A few programmers like to put their public API in one package and their private implementation in another. They attempt to hide the "private" package from the client by not publishing its API. From a security viewpoint, exposing your private package to your public package inherently exposes it to everyone else (including the client). This may fly for application code, but you must hold reusable libraries to a higher standard. Java provides no way to say, "make foo public, but only for this one other package." In addition, splitting your public API and implementation into two different packages confines you to class granularity, whereas package scoping enables you to mix public and package-private members in the same class.
Others use protected scope when they should use package scope. My skin crawls when I see Javadocs dusted with protected members (Struts anyone?). This solution suffers the same fate as making your internal implementation classes public. Unlike package scoped members, protected members are still part of the public API; clients can access them, and the fields and methods show up in the Javadocs.
Package scoping particularly shines during unit testing. Some programmers argue that you should only test through the public API. Don't be silly. Limiting your tests to the public API contradicts the spirit of unit testing and subjects you to unnecessary dependency pain. I prefer to isolate and limit the amount of code I test at one time, and test as close to the code as possible.

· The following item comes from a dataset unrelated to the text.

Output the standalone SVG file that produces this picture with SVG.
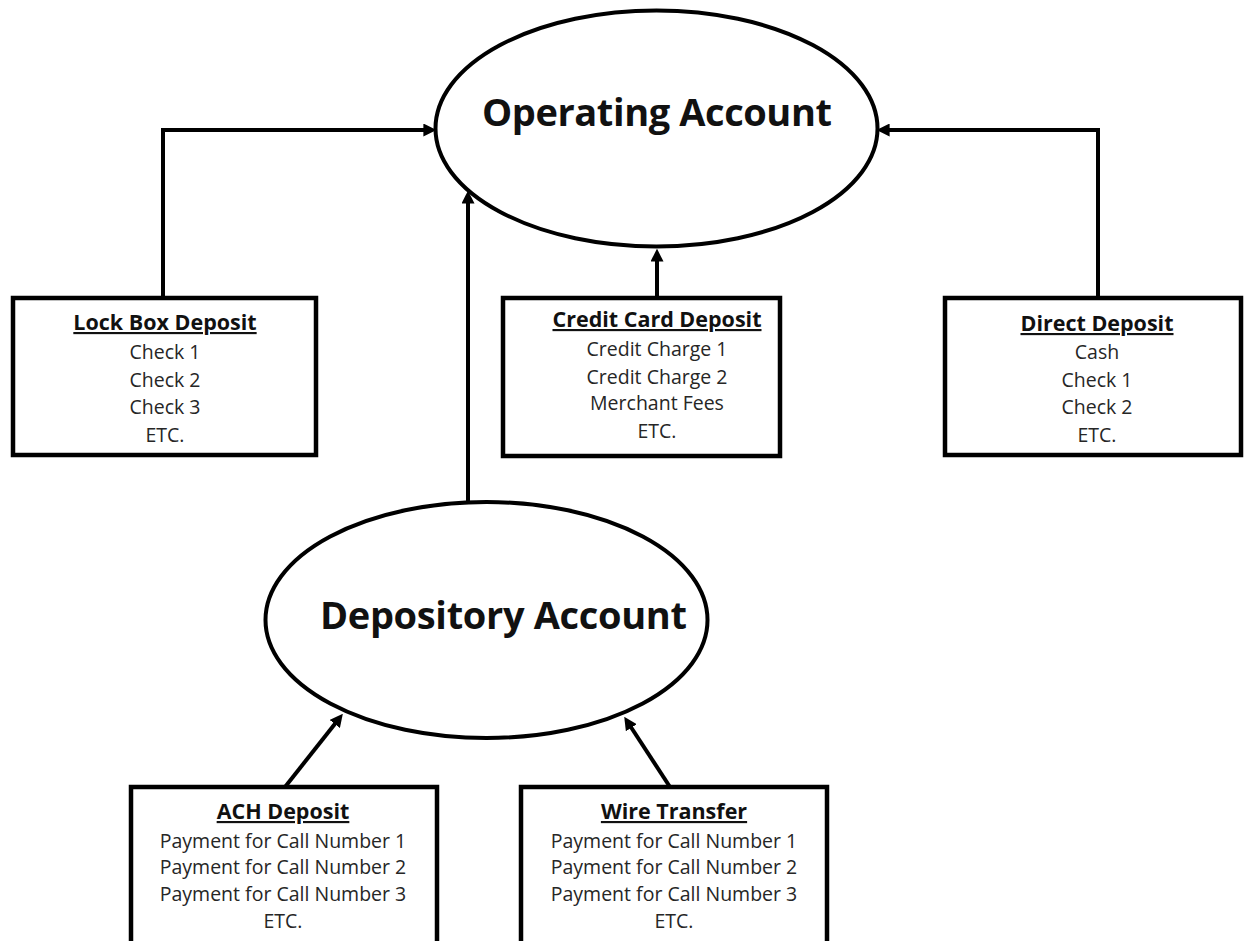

To expose a class member to a test without impacting the public API, put the test class in the same package as the code it tests. Make the member you wish to expose to the test package-private instead of private (i.e. delete the private keyword from the declaration). I've actually grown accustomed to using package-private scope instead of private by default. Less typing, less clutter. To prevent clients from putting their classes in the same package as yours and accessing your package-private members, Java supports package sealing.